■ ENTRIES SHOWN:

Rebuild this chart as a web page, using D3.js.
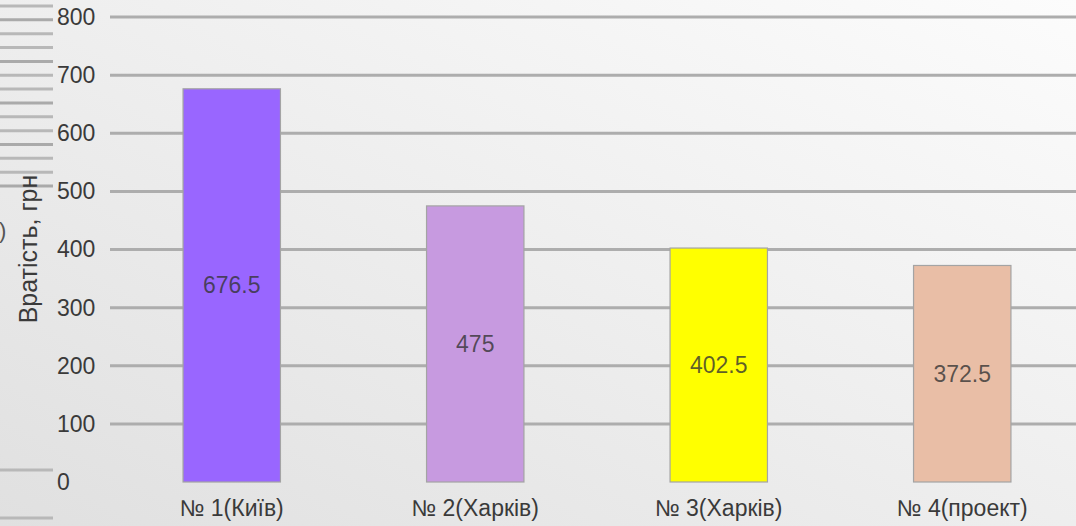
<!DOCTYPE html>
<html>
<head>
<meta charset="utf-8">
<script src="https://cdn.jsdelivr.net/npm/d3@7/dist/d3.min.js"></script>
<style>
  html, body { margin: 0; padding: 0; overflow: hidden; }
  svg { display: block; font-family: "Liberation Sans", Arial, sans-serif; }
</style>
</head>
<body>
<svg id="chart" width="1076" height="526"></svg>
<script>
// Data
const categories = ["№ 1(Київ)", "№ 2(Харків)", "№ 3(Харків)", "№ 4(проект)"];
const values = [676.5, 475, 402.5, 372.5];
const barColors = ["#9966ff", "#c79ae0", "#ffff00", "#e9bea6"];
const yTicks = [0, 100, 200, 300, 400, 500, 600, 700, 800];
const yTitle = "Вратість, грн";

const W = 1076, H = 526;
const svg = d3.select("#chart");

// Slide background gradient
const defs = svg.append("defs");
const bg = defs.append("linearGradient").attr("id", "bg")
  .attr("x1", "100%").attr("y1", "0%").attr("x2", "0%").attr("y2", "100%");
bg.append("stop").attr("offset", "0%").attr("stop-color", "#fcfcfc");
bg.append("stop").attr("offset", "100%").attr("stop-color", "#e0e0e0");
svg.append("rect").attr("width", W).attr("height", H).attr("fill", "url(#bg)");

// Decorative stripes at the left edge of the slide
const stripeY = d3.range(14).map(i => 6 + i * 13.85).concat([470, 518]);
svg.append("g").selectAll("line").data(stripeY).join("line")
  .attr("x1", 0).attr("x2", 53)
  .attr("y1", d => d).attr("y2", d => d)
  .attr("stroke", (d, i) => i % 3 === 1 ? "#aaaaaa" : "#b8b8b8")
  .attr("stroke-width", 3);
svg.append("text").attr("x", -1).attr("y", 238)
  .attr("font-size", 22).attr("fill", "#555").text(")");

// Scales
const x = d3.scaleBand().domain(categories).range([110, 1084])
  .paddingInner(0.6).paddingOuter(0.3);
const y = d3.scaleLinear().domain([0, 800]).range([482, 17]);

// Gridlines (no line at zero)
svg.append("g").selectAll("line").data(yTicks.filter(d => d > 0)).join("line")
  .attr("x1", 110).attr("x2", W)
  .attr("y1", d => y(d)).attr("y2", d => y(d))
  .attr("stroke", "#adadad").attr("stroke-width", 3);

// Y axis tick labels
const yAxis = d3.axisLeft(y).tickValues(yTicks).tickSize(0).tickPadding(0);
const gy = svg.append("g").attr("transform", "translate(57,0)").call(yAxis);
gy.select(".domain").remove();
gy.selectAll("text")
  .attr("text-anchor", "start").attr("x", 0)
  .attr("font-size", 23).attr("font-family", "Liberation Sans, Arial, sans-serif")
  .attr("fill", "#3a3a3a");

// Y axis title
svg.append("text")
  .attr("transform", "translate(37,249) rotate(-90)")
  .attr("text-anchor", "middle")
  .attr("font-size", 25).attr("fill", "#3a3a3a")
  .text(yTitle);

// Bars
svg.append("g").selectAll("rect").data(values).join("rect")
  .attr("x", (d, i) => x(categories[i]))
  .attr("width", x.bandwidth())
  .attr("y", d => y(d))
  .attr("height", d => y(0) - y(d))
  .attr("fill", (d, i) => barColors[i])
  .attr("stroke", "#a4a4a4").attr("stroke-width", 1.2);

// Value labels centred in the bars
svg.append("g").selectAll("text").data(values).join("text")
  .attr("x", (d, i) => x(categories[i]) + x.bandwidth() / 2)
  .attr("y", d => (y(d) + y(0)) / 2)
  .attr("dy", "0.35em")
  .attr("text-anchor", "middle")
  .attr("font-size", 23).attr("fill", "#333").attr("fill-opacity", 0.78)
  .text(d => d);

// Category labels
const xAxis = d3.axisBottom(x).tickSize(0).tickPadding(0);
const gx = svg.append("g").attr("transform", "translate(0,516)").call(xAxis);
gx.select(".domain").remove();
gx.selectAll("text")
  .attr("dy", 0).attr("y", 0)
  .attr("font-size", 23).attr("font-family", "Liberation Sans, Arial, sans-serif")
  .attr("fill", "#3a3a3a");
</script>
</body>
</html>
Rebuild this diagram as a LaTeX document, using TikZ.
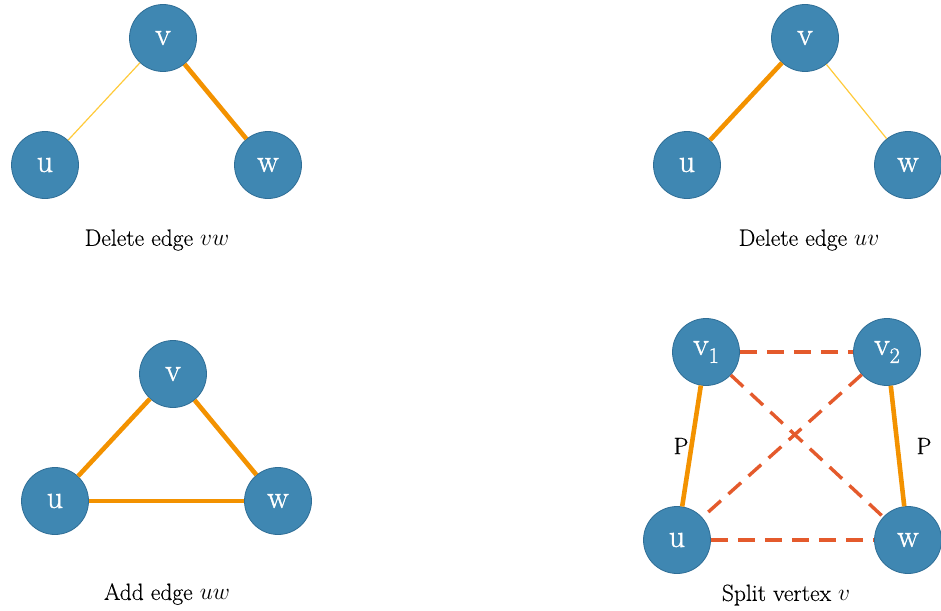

■ PROBLEM REQUIREMENTS:
Reproduce the data above word for word from its first line through the line that holds "const y = d3.scaleLinear().domain([0, 800]).range([482, 17]);", both ends included; skip pictures.

■ EXERCISE RESPONSE:
Rebuild this chart as a web page, using D3.js.
<!DOCTYPE html>
<html>
<head>
<meta charset="utf-8">
<script src="https://cdn.jsdelivr.net/npm/d3@7/dist/d3.min.js"></script>
<style>
  html, body { margin: 0; padding: 0; overflow: hidden; }
  svg { display: block; font-family: "Liberation Sans", Arial, sans-serif; }
</style>
</head>
<body>
<svg id="chart" width="1076" height="526"></svg>
<script>
// Data
const categories = ["№ 1(Київ)", "№ 2(Харків)", "№ 3(Харків)", "№ 4(проект)"];
const values = [676.5, 475, 402.5, 372.5];
const barColors = ["#9966ff", "#c79ae0", "#ffff00", "#e9bea6"];
const yTicks = [0, 100, 200, 300, 400, 500, 600, 700, 800];
const yTitle = "Вратість, грн";

const W = 1076, H = 526;
const svg = d3.select("#chart");

// Slide background gradient
const defs = svg.append("defs");
const bg = defs.append("linearGradient").attr("id", "bg")
  .attr("x1", "100%").attr("y1", "0%").attr("x2", "0%").attr("y2", "100%");
bg.append("stop").attr("offset", "0%").attr("stop-color", "#fcfcfc");
bg.append("stop").attr("offset", "100%").attr("stop-color", "#e0e0e0");
svg.append("rect").attr("width", W).attr("height", H).attr("fill", "url(#bg)");

// Decorative stripes at the left edge of the slide
const stripeY = d3.range(14).map(i => 6 + i * 13.85).concat([470, 518]);
svg.append("g").selectAll("line").data(stripeY).join("line")
  .attr("x1", 0).attr("x2", 53)
  .attr("y1", d => d).attr("y2", d => d)
  .attr("stroke", (d, i) => i % 3 === 1 ? "#aaaaaa" : "#b8b8b8")
  .attr("stroke-width", 3);
svg.append("text").attr("x", -1).attr("y", 238)
  .attr("font-size", 22).attr("fill", "#555").text(")");

// Scales
const x = d3.scaleBand().domain(categories).range([110, 1084])
  .paddingInner(0.6).paddingOuter(0.3);
const y = d3.scaleLinear().domain([0, 800]).range([482, 17]);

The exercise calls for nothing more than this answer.